BEGIN Data

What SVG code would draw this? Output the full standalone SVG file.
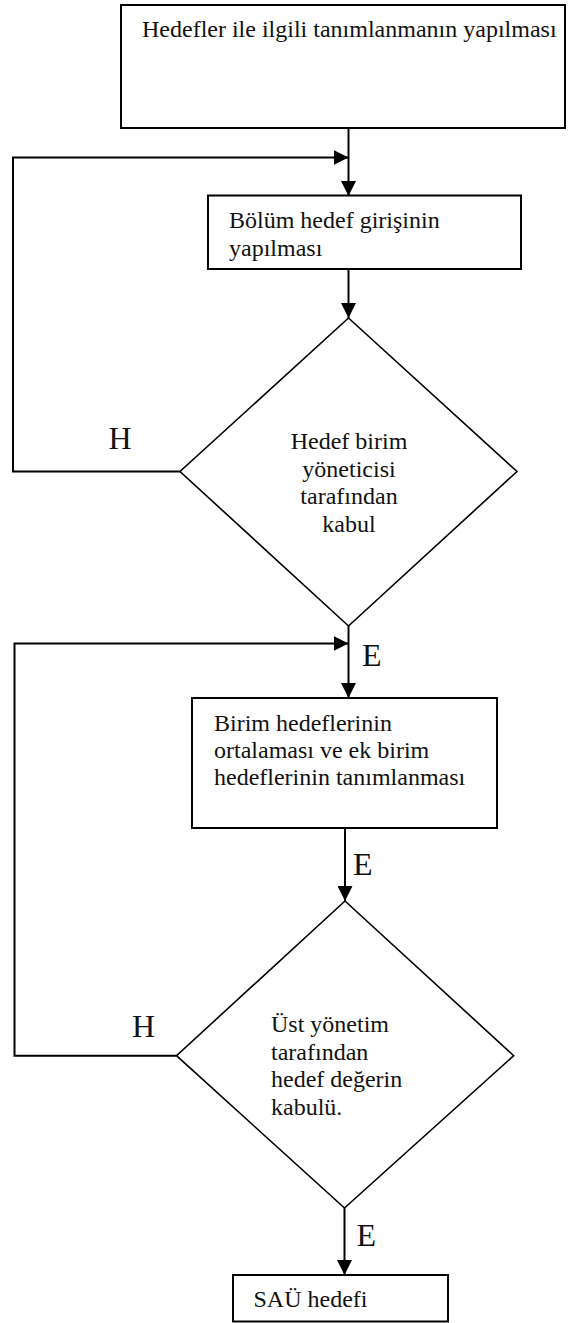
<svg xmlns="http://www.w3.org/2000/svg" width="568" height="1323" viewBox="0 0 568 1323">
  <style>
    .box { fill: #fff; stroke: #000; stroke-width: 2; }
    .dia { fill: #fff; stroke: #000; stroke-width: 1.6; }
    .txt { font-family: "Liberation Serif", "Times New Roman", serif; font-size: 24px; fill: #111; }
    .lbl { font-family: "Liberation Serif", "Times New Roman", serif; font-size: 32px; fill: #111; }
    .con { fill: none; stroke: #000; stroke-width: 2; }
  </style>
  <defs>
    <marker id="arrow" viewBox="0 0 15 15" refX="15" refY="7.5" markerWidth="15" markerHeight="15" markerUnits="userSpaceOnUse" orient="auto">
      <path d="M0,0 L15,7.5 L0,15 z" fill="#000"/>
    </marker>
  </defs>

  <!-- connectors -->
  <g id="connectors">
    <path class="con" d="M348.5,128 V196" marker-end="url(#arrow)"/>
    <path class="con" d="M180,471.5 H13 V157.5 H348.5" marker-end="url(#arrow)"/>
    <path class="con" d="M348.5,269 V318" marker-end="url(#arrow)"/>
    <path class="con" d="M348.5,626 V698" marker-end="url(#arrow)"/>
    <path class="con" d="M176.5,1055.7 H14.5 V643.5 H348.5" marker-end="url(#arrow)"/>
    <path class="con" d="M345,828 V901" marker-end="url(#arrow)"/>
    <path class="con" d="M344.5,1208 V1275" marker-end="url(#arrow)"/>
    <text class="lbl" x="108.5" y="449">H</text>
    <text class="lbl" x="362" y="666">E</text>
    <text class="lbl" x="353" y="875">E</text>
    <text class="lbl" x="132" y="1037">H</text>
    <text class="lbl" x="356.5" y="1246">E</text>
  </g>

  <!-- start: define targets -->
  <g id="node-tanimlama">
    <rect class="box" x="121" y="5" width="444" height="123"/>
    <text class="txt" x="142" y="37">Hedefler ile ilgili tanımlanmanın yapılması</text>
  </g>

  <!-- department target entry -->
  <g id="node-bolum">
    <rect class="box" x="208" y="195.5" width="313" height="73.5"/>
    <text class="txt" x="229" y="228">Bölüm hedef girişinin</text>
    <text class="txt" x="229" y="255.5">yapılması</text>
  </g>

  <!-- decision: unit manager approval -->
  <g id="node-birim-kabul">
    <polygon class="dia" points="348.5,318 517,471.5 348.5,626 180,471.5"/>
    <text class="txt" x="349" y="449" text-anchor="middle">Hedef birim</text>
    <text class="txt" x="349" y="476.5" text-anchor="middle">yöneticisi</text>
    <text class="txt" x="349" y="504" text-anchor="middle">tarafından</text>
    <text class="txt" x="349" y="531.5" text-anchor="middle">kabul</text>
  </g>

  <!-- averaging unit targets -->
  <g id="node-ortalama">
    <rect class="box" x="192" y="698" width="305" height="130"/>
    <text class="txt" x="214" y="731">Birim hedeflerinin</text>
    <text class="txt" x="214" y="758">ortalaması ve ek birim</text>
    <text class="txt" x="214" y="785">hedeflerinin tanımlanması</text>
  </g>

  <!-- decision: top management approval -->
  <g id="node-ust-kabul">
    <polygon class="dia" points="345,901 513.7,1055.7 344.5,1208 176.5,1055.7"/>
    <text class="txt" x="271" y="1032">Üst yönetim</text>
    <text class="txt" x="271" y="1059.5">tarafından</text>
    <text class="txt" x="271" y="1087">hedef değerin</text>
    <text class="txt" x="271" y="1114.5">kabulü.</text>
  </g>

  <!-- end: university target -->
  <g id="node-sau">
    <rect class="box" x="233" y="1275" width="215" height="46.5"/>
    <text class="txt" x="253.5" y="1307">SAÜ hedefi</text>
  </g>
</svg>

END Data

Copy the listing over exactly, skipping the pictures it holds.

*The solution*.
What SVG code would draw this? Output the full standalone SVG file.
<svg xmlns="http://www.w3.org/2000/svg" width="568" height="1323" viewBox="0 0 568 1323">
  <style>
    .box { fill: #fff; stroke: #000; stroke-width: 2; }
    .dia { fill: #fff; stroke: #000; stroke-width: 1.6; }
    .txt { font-family: "Liberation Serif", "Times New Roman", serif; font-size: 24px; fill: #111; }
    .lbl { font-family: "Liberation Serif", "Times New Roman", serif; font-size: 32px; fill: #111; }
    .con { fill: none; stroke: #000; stroke-width: 2; }
  </style>
  <defs>
    <marker id="arrow" viewBox="0 0 15 15" refX="15" refY="7.5" markerWidth="15" markerHeight="15" markerUnits="userSpaceOnUse" orient="auto">
      <path d="M0,0 L15,7.5 L0,15 z" fill="#000"/>
    </marker>
  </defs>

  <!-- connectors -->
  <g id="connectors">
    <path class="con" d="M348.5,128 V196" marker-end="url(#arrow)"/>
    <path class="con" d="M180,471.5 H13 V157.5 H348.5" marker-end="url(#arrow)"/>
    <path class="con" d="M348.5,269 V318" marker-end="url(#arrow)"/>
    <path class="con" d="M348.5,626 V698" marker-end="url(#arrow)"/>
    <path class="con" d="M176.5,1055.7 H14.5 V643.5 H348.5" marker-end="url(#arrow)"/>
    <path class="con" d="M345,828 V901" marker-end="url(#arrow)"/>
    <path class="con" d="M344.5,1208 V1275" marker-end="url(#arrow)"/>
    <text class="lbl" x="108.5" y="449">H</text>
    <text class="lbl" x="362" y="666">E</text>
    <text class="lbl" x="353" y="875">E</text>
    <text class="lbl" x="132" y="1037">H</text>
    <text class="lbl" x="356.5" y="1246">E</text>
  </g>

  <!-- start: define targets -->
  <g id="node-tanimlama">
    <rect class="box" x="121" y="5" width="444" height="123"/>
    <text class="txt" x="142" y="37">Hedefler ile ilgili tanımlanmanın yapılması</text>
  </g>

  <!-- department target entry -->
  <g id="node-bolum">
    <rect class="box" x="208" y="195.5" width="313" height="73.5"/>
    <text class="txt" x="229" y="228">Bölüm hedef girişinin</text>
    <text class="txt" x="229" y="255.5">yapılması</text>
  </g>

  <!-- decision: unit manager approval -->
  <g id="node-birim-kabul">
    <polygon class="dia" points="348.5,318 517,471.5 348.5,626 180,471.5"/>
    <text class="txt" x="349" y="449" text-anchor="middle">Hedef birim</text>
    <text class="txt" x="349" y="476.5" text-anchor="middle">yöneticisi</text>
    <text class="txt" x="349" y="504" text-anchor="middle">tarafından</text>
    <text class="txt" x="349" y="531.5" text-anchor="middle">kabul</text>
  </g>

  <!-- averaging unit targets -->
  <g id="node-ortalama">
    <rect class="box" x="192" y="698" width="305" height="130"/>
    <text class="txt" x="214" y="731">Birim hedeflerinin</text>
    <text class="txt" x="214" y="758">ortalaması ve ek birim</text>
    <text class="txt" x="214" y="785">hedeflerinin tanımlanması</text>
  </g>

  <!-- decision: top management approval -->
  <g id="node-ust-kabul">
    <polygon class="dia" points="345,901 513.7,1055.7 344.5,1208 176.5,1055.7"/>
    <text class="txt" x="271" y="1032">Üst yönetim</text>
    <text class="txt" x="271" y="1059.5">tarafından</text>
    <text class="txt" x="271" y="1087">hedef değerin</text>
    <text class="txt" x="271" y="1114.5">kabulü.</text>
  </g>

  <!-- end: university target -->
  <g id="node-sau">
    <rect class="box" x="233" y="1275" width="215" height="46.5"/>
    <text class="txt" x="253.5" y="1307">SAÜ hedefi</text>
  </g>
</svg>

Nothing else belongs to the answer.